Conscient des enjeux sous-jacents, le mari de Nazanin, Richard Ratcliffe, ne cesse de demander à son gouvernement d’agir. "Pour moi, c'est clairement une partie d'échecs. Elle en est le pion", a-t-il déclaré, lucide, dans une interview la semaine dernière. "Et ce n'est pas le début de cette partie." D’après lui, des responsables iraniens ont dit à son épouse que sa détention prendrait fin lorsque Londres aurait réglé la fameuse dette de 400 millions de livres.
"Un moyen de pression extraordinaire"
Nazanin n’est pas la seule à être retenue en Iran. Une dizaine de ressortissants étrangers sont actuellement dans ce cas, dont deux Français : la chercheuse Fariba Adelkhah, placée en résidence surveillée depuis octobre 2020 après avoir effectué 16 mois de prison, et un touriste français détenu depuis mai 2020. Ce dernier a été arrêté dans des circonstances floues dans une zone désertique située à la frontière entre l'Iran et le Turkménistan, alors qu’il effectuait un tour du pays en van.
Si d’aucuns appellent ce phénomène la "diplomatie des otages", François Nicoullaud préfère le terme de "prise d’otage". "Ça n'est rien moins que ça. Cela relève de la prise d’otage. C’est une très mauvaise habitude iranienne pour obtenir des contreparties. Elle a commencé avec les débuts de la République islamique en 1979 lorsque 53 otages de l’ambassade américaine de Téhéran ont été détenus pendant près d’un an et demi. Depuis, ça se répète, et l’Iran a vu que ce moyen de pression extraordinaire fonctionnait au fil des années."
L’un des derniers otages libérés, le chercheur français Roland Marchal, a été relâché en mars 2020 après neuf mois de détention. Il a retrouvé la liberté dans le cadre d'un échange avec un ingénieur iranien détenu en France. Washington, qui réclamait l’extradition de cet Iranien, l’accusait d’avoir enfreint les sanctions sur l’importation de systèmes électroniques sensibles vers l’Iran.
La "ligne dure" des Gardiens de la révolution
Dans le cas de Fariba Adelkhah et du touriste français, leur sort pourrait être lié à celui du diplomate iranien Assadollah Assadi, condamné le 4 février à 20 ans de prison par la justice belge pour son rôle dans le projet d'attentat à la bombe contre des opposants au régime de Téhéran, les Moudjahidine du peuple, lors d’un rassemblement en France à Villepinte en 2018. Le diplomate a depuis fait appel contre sa condamnation.

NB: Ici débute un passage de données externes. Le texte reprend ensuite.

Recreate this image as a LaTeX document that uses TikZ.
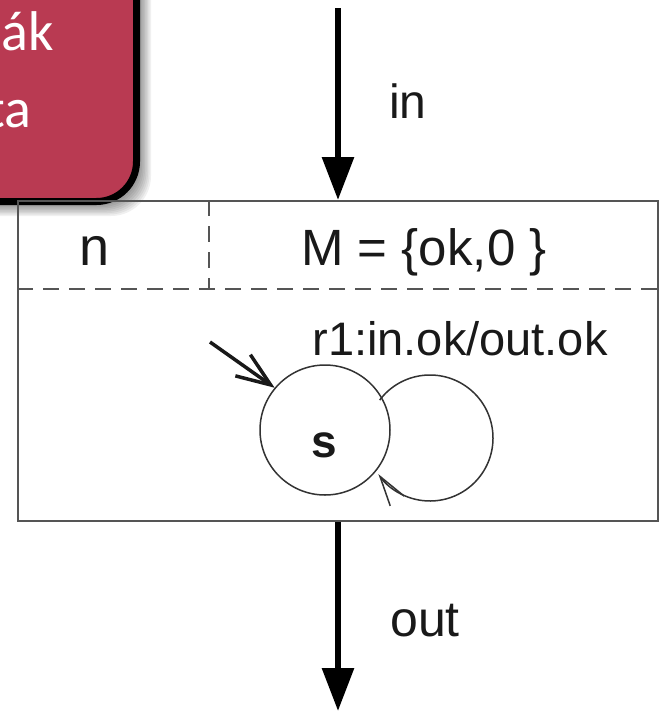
\documentclass[tikz,border=0pt]{standalone}
\usepackage{fontspec}
\setmainfont{Liberation Sans}
\newfontfamily\slidefont{Carlito}
\usepackage{tikz}
\usetikzlibrary{positioning,arrows.meta,calc}
\definecolor{slidered}{RGB}{185,58,82}
\definecolor{framegray}{RGB}{85,85,85}

\begin{document}
\begin{tikzpicture}[x=1pt, y=-1pt,
    lbl/.style={inner sep=0pt, text=black!90, anchor=base},
    flow/.style={line width=6pt, -{Triangle[length=43pt, width=31pt]}},
    state/.style={circle, draw=black!80, line width=1.5pt, minimum size=130pt, inner sep=0pt},
    sep/.style={framegray, line width=1.5pt, dash pattern=on 16pt off 10pt}]
  \useasboundingbox[clip] (0,0) rectangle (662,712);
  % Title box, cut off at the left edge
  \foreach \k in {1,...,8}
    \fill[black, opacity=0.06, rounded corners=40pt] (-80,-80) rectangle (139+1.5*\k,204+1.5*\k);
  \draw[line width=7pt, fill=slidered, rounded corners=40pt] (-80,-80) rectangle (136.5,201.5);
  \node[lbl, anchor=base east, text=white, font=\slidefont\fontsize{56}{60}\selectfont] (titleA) at (54,50) {ák};
  \node[lbl, anchor=base east, text=white, font=\slidefont\fontsize{56}{60}\selectfont] (titleB) at (32,127) {ta};
  % Component frame
  \node[draw=framegray, line width=2pt, minimum width=640pt, minimum height=320pt, inner sep=0pt] (comp) at (338,361) {};
  \path (comp.north west) ++(0,89) coordinate (sepL)
        (comp.north east) ++(0,89) coordinate (sepR)
        (comp.north west) ++(192,0) coordinate (divT)
        (divT) ++(0,89) coordinate (divB);
  \draw[sep] (sepL) -- (sepR);
  \draw[sep] (divT) -- (divB);
  \node[lbl, font=\fontsize{54}{60}\selectfont] (nname) at (95,265) {n};
  \node[lbl, font=\fontsize{51}{60}\selectfont] (mset) at (424,265) {M = \{ok,0 \}};
  \node[lbl, font=\fontsize{47}{56}\selectfont] (rule) at (460,355) {r1:in.ok/out.ok};
  % Input and output ports
  \coordinate (inS) at (338,8);
  \coordinate (outE) at (338,711);
  \draw[flow] (inS) -- (comp.north);
  \draw[flow] (comp.south) -- (outE);
  \node[lbl, anchor=base west, font=\fontsize{48}{56}\selectfont] (inlbl) at (389,118) {in};
  \node[lbl, anchor=base west, font=\fontsize{50}{56}\selectfont] (outlbl) at (390,636) {out};
  % State machine
  \node[state] (s) at (325,430) {};
  \node[lbl, font=\bfseries\fontsize{46}{54}\selectfont] (sname) at (324,457) {s};
  \coordinate (sinit) at (210,342);
  \draw[black!90, line width=3.5pt, -{Straight Barb[length=34pt, width=26pt]}] (sinit) -- (s.140);
  \coordinate (loopc) at (430,438);
  \draw[black!80, line width=1.5pt, -{Straight Barb[length=30pt, width=17pt]}]
    (loopc) ++(-143:63) arc[start angle=-143, end angle=145, radius=63];
\end{tikzpicture}
\end{document}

Pour Thierry Coville, chercheur à l’Institut de relations internationales et stratégiques (Iris), la multiplication des arrestations d'étrangers en Iran ces dernières années n'est pas un hasard. Derrière cette stratégie se cache la patte des Gardiens de la révolution, liés aux groupes les plus radicaux. "Les pasdarans iraniens n’ont aucune confiance dans la diplomatie traditionnelle, prônée par le président Hassan Rohani, basée sur la discussion et la normalisation des relations avec l’Occident. Eux sont sur une ligne dure, ils prônent un rapport de force brutal, qu’ils jugent plus efficace."
Le rétablissement des sanctions américaines contre Téhéran en 2018 leur a donné raison. "Ceux qui prônaient une diplomatie constructive de la part de l’Iran en sont sortis appauvris", constate le chercheur.